-- What you need to do --
The listing below contains a span that opens with the line containing "Write a Python" and closes with the line containing "frame_w = 548 - 66 - 13". Return that span exactly.

-- Provided entries --
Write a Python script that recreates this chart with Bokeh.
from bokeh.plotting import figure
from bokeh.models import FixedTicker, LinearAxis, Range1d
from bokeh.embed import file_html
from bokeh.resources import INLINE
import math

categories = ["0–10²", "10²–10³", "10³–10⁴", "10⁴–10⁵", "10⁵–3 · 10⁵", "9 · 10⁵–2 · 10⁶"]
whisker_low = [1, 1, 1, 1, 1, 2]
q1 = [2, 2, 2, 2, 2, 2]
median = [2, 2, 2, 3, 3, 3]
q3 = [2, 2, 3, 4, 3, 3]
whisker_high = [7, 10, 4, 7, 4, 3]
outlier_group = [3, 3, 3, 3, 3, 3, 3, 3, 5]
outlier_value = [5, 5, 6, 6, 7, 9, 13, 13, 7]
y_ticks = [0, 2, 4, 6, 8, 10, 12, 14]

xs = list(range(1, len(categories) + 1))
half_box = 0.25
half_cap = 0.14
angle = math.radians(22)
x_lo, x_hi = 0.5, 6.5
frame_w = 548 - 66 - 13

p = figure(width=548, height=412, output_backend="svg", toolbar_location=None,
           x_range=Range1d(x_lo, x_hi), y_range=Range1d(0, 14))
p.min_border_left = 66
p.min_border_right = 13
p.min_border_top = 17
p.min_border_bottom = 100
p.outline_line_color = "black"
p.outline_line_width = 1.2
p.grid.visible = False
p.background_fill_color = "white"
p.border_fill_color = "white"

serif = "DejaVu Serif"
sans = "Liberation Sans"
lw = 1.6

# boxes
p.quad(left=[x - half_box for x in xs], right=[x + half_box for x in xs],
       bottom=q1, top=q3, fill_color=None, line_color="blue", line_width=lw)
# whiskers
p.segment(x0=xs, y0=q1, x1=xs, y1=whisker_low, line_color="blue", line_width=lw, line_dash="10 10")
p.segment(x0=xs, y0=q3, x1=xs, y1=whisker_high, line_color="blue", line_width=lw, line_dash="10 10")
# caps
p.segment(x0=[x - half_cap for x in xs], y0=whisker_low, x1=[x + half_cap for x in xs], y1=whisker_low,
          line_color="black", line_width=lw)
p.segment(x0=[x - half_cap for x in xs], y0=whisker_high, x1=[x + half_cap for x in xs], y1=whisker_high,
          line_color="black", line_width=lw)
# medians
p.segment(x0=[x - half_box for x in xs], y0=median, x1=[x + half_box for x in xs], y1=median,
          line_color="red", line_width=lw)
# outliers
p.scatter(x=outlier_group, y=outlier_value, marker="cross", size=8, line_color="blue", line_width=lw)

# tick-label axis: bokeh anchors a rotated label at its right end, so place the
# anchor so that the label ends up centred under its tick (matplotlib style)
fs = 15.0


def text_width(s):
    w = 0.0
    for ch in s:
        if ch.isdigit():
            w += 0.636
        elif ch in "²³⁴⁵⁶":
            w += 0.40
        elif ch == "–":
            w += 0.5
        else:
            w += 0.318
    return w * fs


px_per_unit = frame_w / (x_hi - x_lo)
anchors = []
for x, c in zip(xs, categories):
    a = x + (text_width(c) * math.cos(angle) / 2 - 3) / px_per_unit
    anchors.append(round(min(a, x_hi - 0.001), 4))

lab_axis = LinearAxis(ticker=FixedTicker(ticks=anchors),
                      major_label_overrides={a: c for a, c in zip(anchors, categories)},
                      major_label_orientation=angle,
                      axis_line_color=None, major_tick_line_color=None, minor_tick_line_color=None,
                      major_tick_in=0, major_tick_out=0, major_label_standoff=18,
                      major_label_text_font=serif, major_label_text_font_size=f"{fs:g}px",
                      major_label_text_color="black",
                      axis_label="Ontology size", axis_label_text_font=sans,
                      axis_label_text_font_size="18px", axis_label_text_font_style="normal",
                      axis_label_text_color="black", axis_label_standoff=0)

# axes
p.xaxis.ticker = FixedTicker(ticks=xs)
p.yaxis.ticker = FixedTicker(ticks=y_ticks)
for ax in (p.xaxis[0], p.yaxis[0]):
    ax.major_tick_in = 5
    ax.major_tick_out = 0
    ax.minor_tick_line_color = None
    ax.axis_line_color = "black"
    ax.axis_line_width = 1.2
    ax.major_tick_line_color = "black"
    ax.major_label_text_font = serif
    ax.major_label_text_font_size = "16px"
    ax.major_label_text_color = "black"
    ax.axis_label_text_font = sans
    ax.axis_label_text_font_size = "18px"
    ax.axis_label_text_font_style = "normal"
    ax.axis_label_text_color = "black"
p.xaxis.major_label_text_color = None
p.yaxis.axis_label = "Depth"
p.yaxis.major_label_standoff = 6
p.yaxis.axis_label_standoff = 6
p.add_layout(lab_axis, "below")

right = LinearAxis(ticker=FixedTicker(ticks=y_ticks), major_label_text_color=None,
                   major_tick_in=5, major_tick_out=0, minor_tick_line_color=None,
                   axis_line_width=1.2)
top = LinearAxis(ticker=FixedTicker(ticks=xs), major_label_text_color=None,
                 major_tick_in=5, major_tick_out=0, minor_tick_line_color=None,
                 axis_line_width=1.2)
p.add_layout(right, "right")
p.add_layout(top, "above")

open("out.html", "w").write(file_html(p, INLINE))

==

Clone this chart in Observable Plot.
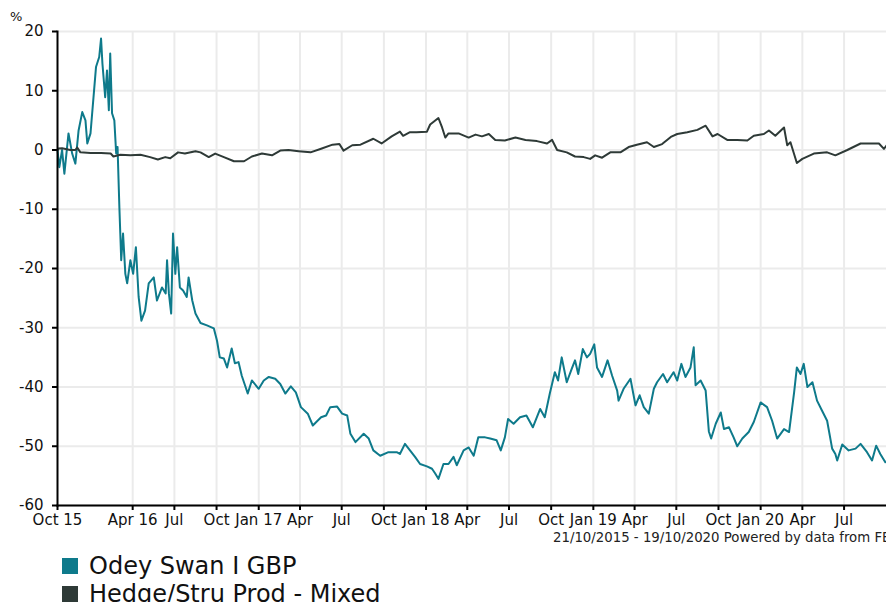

-- Answer to the exercise --
Write a Python script that recreates this chart with Bokeh.
from bokeh.plotting import figure
from bokeh.models import FixedTicker, LinearAxis, Range1d
from bokeh.embed import file_html
from bokeh.resources import INLINE
import math

categories = ["0–10²", "10²–10³", "10³–10⁴", "10⁴–10⁵", "10⁵–3 · 10⁵", "9 · 10⁵–2 · 10⁶"]
whisker_low = [1, 1, 1, 1, 1, 2]
q1 = [2, 2, 2, 2, 2, 2]
median = [2, 2, 2, 3, 3, 3]
q3 = [2, 2, 3, 4, 3, 3]
whisker_high = [7, 10, 4, 7, 4, 3]
outlier_group = [3, 3, 3, 3, 3, 3, 3, 3, 5]
outlier_value = [5, 5, 6, 6, 7, 9, 13, 13, 7]
y_ticks = [0, 2, 4, 6, 8, 10, 12, 14]

xs = list(range(1, len(categories) + 1))
half_box = 0.25
half_cap = 0.14
angle = math.radians(22)
x_lo, x_hi = 0.5, 6.5
frame_w = 548 - 66 - 13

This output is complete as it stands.